10/28/2013 6:20:03 PM

Oz, Are you saying Turkey or Erdogan dont side with dictators? Is it immoral to side with them? Why then would Erdogan call Assad & Qadaffi dear brothers & friends while bodies piled up in the streets? How could Erdogan receive a human rights award from Qadafi only months before he was toppled? There is nothing moral about Erdogan, Qaddafi or Assad. Erdogan claims hes leading an independent foreign policy but hes really leading/ supporting Islamic extremism & terrorism. STOP!!! BAD FOR TURKS!!!

alkan alkan

10/28/2013 6:06:01 PM

The trouble with Turkey's national politics is lack of focus. It is based on opportunism and ignores realistic perspectives. Above all Turkey lacks the economic and military leverage to project power. The rest is just empty posturing. Just imagine the humiliation of asking the Dutch to defend Turkey's Southern Frontier against Syria of all countries! Where is the second biggest army of the NATO ?!

Oz_man .

10/28/2013 10:46:51 AM

Nuray I have to ask whose side are you on?
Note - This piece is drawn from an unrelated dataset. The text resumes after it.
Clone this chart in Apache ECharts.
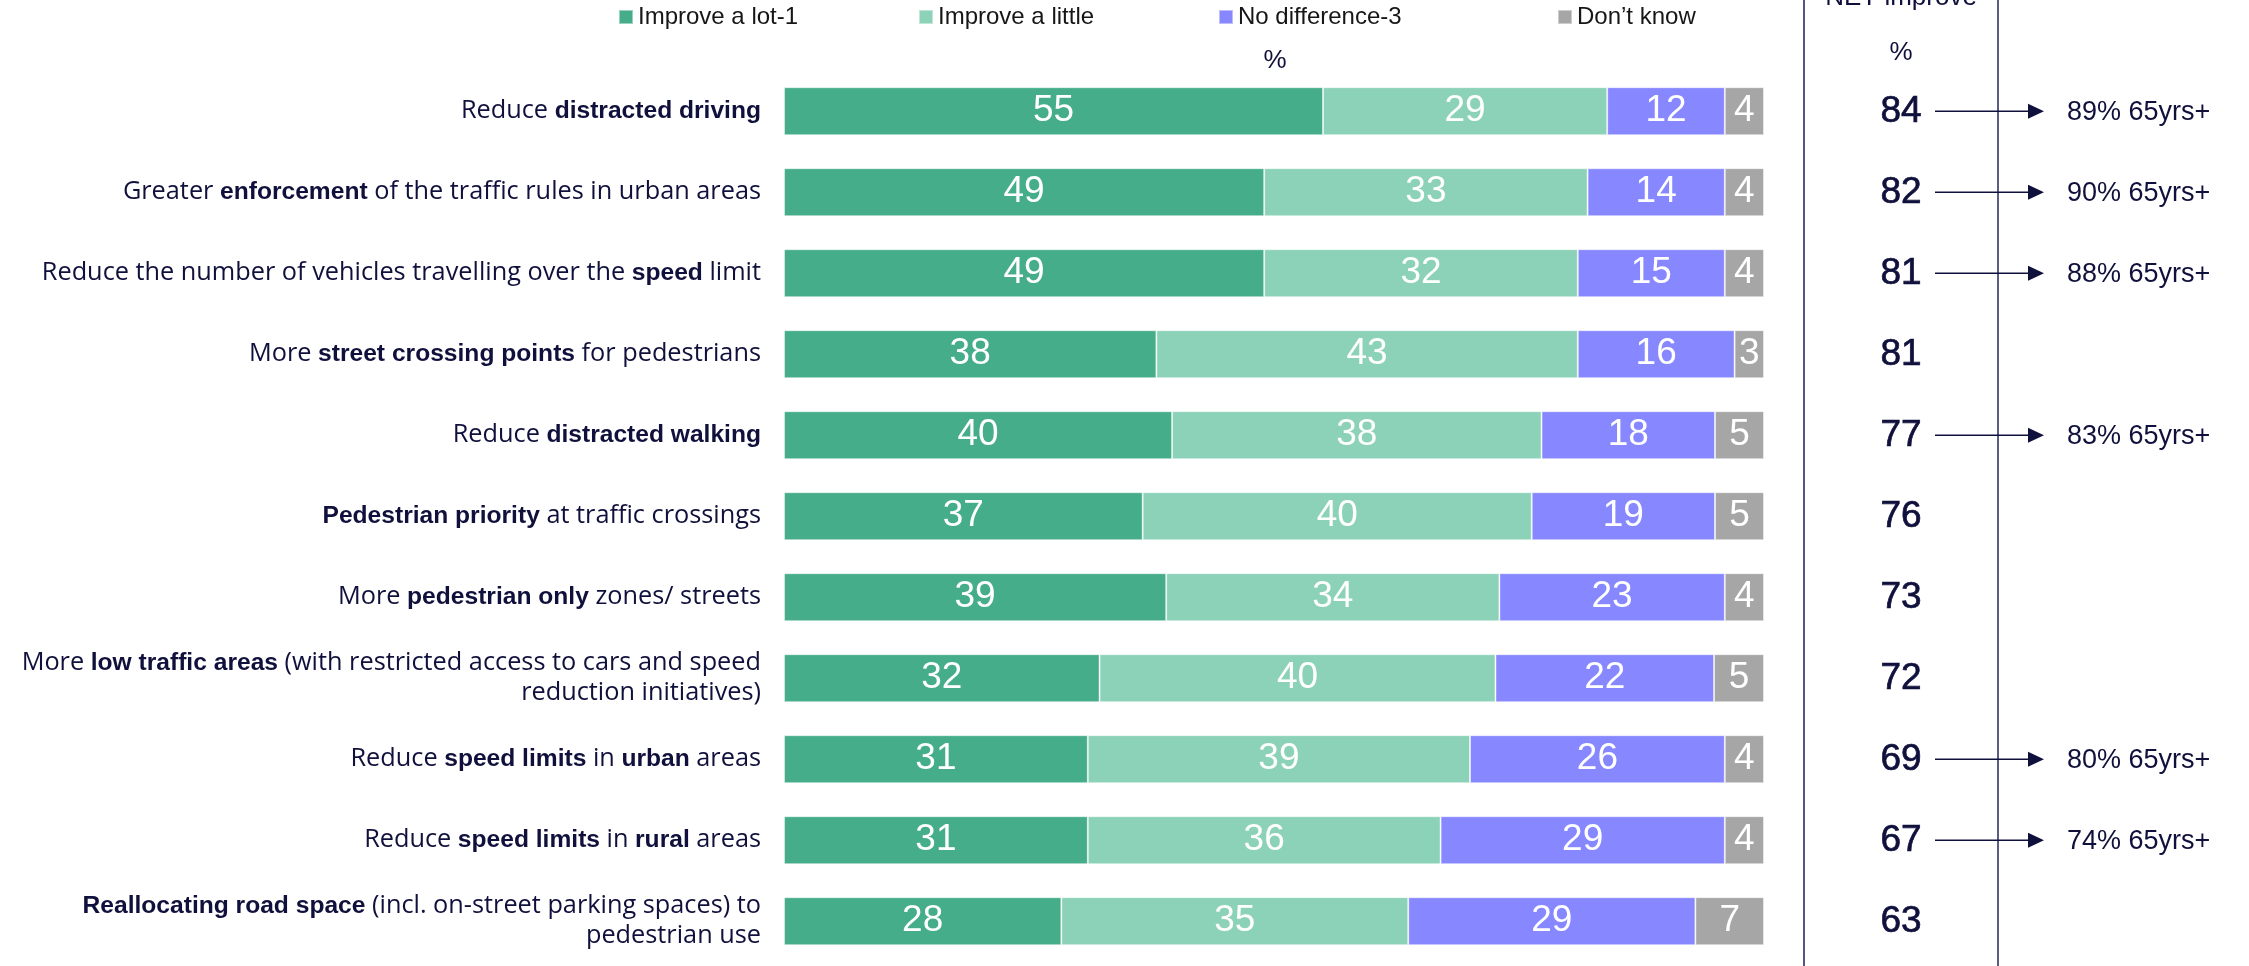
<!DOCTYPE html>
<html>
<head>
<meta charset="utf-8">
<title>Road safety measures – expected improvement</title>
<script src="https://cdn.jsdelivr.net/npm/echarts@6/dist/echarts.min.js"></script>
<style>
  html, body { margin: 0; padding: 0; background: #ffffff; }
  #chart { width: 2249px; height: 966px; }
</style>
</head>
<body>
<div id="chart"></div>
<script>
// Measures, with **bold** key phrases
const categories = [
  'Reduce **distracted driving**',
  'Greater **enforcement** of the traffic rules in urban areas',
  'Reduce the number of vehicles travelling over the **speed** limit',
  'More **street crossing points** for pedestrians',
  'Reduce **distracted walking**',
  '**Pedestrian priority** at traffic crossings',
  'More **pedestrian only** zones/ streets',
  'More **low traffic areas** (with restricted access to cars and speed\nreduction initiatives)',
  'Reduce **speed limits** in **urban** areas',
  'Reduce **speed limits** in **rural** areas',
  '**Reallocating road space** (incl. on-street parking spaces) to\npedestrian use'
];

const seriesNames = ['Improve a lot-1', 'Improve a little', 'No difference-3', 'Don\u2019t know'];

// Shares in % (unrounded where the rounded figures do not add up to 100)
const improveALot    = [55, 49, 49, 38, 39.6, 36.6, 39, 32.2, 31, 31, 28.3];
const improveALittle = [29, 33, 32, 43, 37.7, 39.7, 34, 40.4, 39, 36, 35.4];
const noDifference   = [12, 14, 15, 16, 17.7, 18.7, 23, 22.3, 26, 29, 29.3];
const dontKnow       = [4, 4, 4, 3, 5.0, 5.0, 4, 5.1, 4, 4, 7.0];

const netImprove     = [84, 82, 81, 81, 77, 76, 73, 72, 69, 67, 63];
const netImprove65   = [89, 90, 88, null, 83, null, null, null, 80, 74, null];

const colors = ['#46ad8a', '#8cd2b9', '#8787ff', '#a6a6a6'];
const navy = '#10103c';
const FONT = "'Liberation Sans', Arial, sans-serif";
const LABEL_FONT = "'Open Sans', 'Liberation Sans', Arial, sans-serif";

// Turn "**bold**" markup into ECharts rich text
function richLabel(str) {
  return str.split('\n').map(function (line) {
    const parts = line.split('**');
    return parts.map(function (p, i) {
      if (!p) return '';
      return '{' + (i % 2 ? 'b' : 'n') + '|' + p + '}';
    }).join('');
  }).join('\n');
}

const chart = echarts.init(document.getElementById('chart'), null, { renderer: 'canvas' });

const valueLists = [improveALot, improveALittle, noDifference, dontKnow];
const legendLeft = [618, 918, 1218, 1557];

const barSeries = seriesNames.map(function (name, k) {
  return {
    name: name,
    type: 'bar',
    stack: 'total',
    xAxisIndex: 0,
    yAxisIndex: 0,
    barWidth: 48,
    itemStyle: { color: colors[k], borderColor: 'rgba(255,255,255,0.45)', borderWidth: 1 },
    label: {
      show: true,
      position: 'inside',
      color: '#ffffff',
      fontFamily: FONT,
      fontSize: 37,
      formatter: function (p) { return String(Math.round(p.value)); }
    },
    emphasis: { disabled: true },
    data: valueLists[k]
  };
});

const netSeries = {
  type: 'custom',
  xAxisIndex: 1,
  yAxisIndex: 1,
  clip: false,
  silent: true,
  data: categories.map(function (c, i) { return [netImprove[i], i]; }),
  renderItem: function (params, api) {
    const idx = api.value(1);
    const y = api.coord([0, idx])[1];
    const x0 = params.coordSys.x;
    const children = [{
      type: 'text',
      x: x0 + 97,
      y: y + 1,
      style: {
        text: String(api.value(0)),
        fill: navy,
        stroke: navy,
        lineWidth: 0.7,
        fontFamily: FONT,
        fontSize: 37,
        align: 'center',
        verticalAlign: 'middle'
      }
    }];
    const senior = netImprove65[idx];
    if (senior != null) {
      children.push({
        type: 'line',
        shape: { x1: x0 + 131, y1: y, x2: x0 + 226, y2: y },
        style: { stroke: navy, lineWidth: 1.5 }
      });
      children.push({
        type: 'polygon',
        shape: { points: [[x0 + 224, y - 7.5], [x0 + 240, y], [x0 + 224, y + 7.5]] },
        style: { fill: navy }
      });
      children.push({
        type: 'text',
        x: x0 + 263,
        y: y + 1,
        style: {
          text: senior + '% 65yrs+',
          fill: navy,
          fontFamily: FONT,
          fontSize: 27,
          align: 'left',
          verticalAlign: 'middle'
        }
      });
    }
    return { type: 'group', children: children };
  }
};

const option = {
  backgroundColor: '#ffffff',
  animation: false,
  textStyle: { fontFamily: FONT },
  legend: seriesNames.map(function (name, k) {
    return {
      data: [name],
      left: legendLeft[k],
      top: 5,
      padding: 0,
      itemWidth: 14,
      itemHeight: 14,
      icon: 'rect',
      selectedMode: false,
      textStyle: { color: '#161616', fontSize: 24, fontFamily: FONT }
    };
  }),
  grid: [
    { left: 784, width: 980, top: 70.7, bottom: 4.3, containLabel: false },
    { left: 1804, right: 0, top: 70.7, bottom: 4.3, containLabel: false }
  ],
  xAxis: [
    { type: 'value', gridIndex: 0, min: 0, max: 100, show: false },
    { type: 'value', gridIndex: 1, min: 0, max: 100, show: false }
  ],
  yAxis: [
    {
      type: 'category',
      gridIndex: 0,
      inverse: true,
      data: categories,
      axisLine: { show: false },
      axisTick: { show: false },
      splitLine: { show: false },
      axisLabel: {
        margin: 23,
        align: 'right',
        formatter: richLabel,
        rich: {
          n: { color: navy, fontSize: 25.3, fontFamily: LABEL_FONT, lineHeight: 30, align: 'right' },
          b: { color: navy, fontSize: 24.6, fontFamily: FONT, fontWeight: 'bold', lineHeight: 30, align: 'right' }
        }
      }
    },
    { type: 'category', gridIndex: 1, inverse: true, data: categories, show: false }
  ],
  graphic: [
    { type: 'line', shape: { x1: 1804, y1: 0, x2: 1804, y2: 966 }, style: { stroke: '#1c1c55', lineWidth: 1.5 } },
    { type: 'line', shape: { x1: 1998, y1: 0, x2: 1998, y2: 966 }, style: { stroke: '#5a5e80', lineWidth: 2 } },
    { type: 'text', x: 1275, y: 61, style: { text: '%', fill: navy, fontFamily: FONT, fontSize: 26, align: 'center', verticalAlign: 'middle' } },
    { type: 'text', x: 1901, y: 11, style: { text: 'NET improve', fill: navy, fontFamily: FONT, fontSize: 26, align: 'center', verticalAlign: 'bottom' } },
    { type: 'text', x: 1901, y: 53, style: { text: '%', fill: navy, fontFamily: FONT, fontSize: 26, align: 'center', verticalAlign: 'middle' } }
  ],
  series: barSeries.concat([netSeries])
};

chart.setOption(option);
</script>
</body>
</html>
A dictator is running amok and trying to maintain his power with regard to no human life how would you react to such a notion? Supporting his overthrow is a no brainer don't you think? Hakan Fidan is an employee of MIT under direct orders from Erdogan so if he is attacked don't you think it is natural for a Erdogan to support his man? How is espionage of launched from Turkish territory tolerated? I don't understand what is your point?